The question is: A student performs a crystallization on an impure sample of biphenyl. The sample weighs 0.5g and contains about 5% impurity. Using his knowledge of solubility, he decides to use benzene as a solvent. The final weight is only 0.02g. Why is recovery so low?

My answer: The recovery is low because there will be some experimental loss, the original sample was not 100% biphenyl, and some biphenyl is soluble in the solvent even at 0 degrees C.

Is this sufficient?

Thanks from Sheryl

I would hit it little harder in spots. With a known impurity of 5%, we might expect to recover about 0.45 g. Some additional loss could be expected due to solubility in the solvent regardless of the solvent used.

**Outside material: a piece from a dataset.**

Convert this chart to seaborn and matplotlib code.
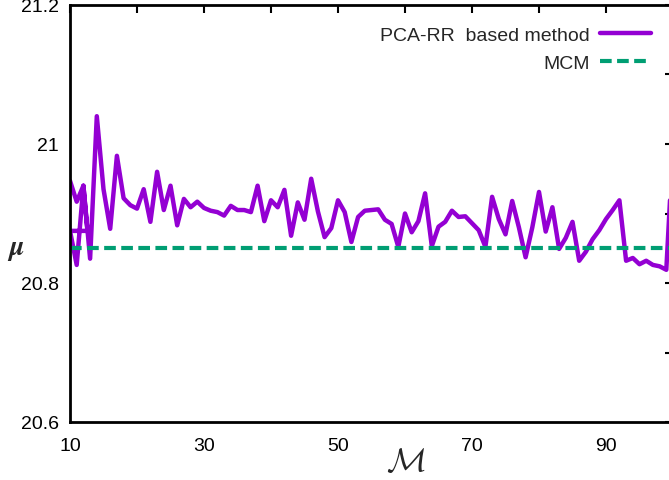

However, a recovery of only 0.02 g far exceeds looses due to solubility if the proper solvent was used for recrystallization and in the right amount. The loss in this case is due to the high solubility in benzene. Perhaps too much solvent was used. (The Merck Index says biphenyl is insoluble in water--which we would expect--and soluble in alcohol and ether. It doesn't mention solubility in benzene' however, solubility in ether suggests solubility in benzene,too My guess, then is that the student simply used too much benzene and his/her problem is loss in the solvent.)

2 answers

Ha I'm doing the same problem right now. I'm pretty sure its because the biphenyl will dissolve completely in the benzene at room temperature (not good for crystallizations).
Thank you so much. I'm struggling for this question from last night.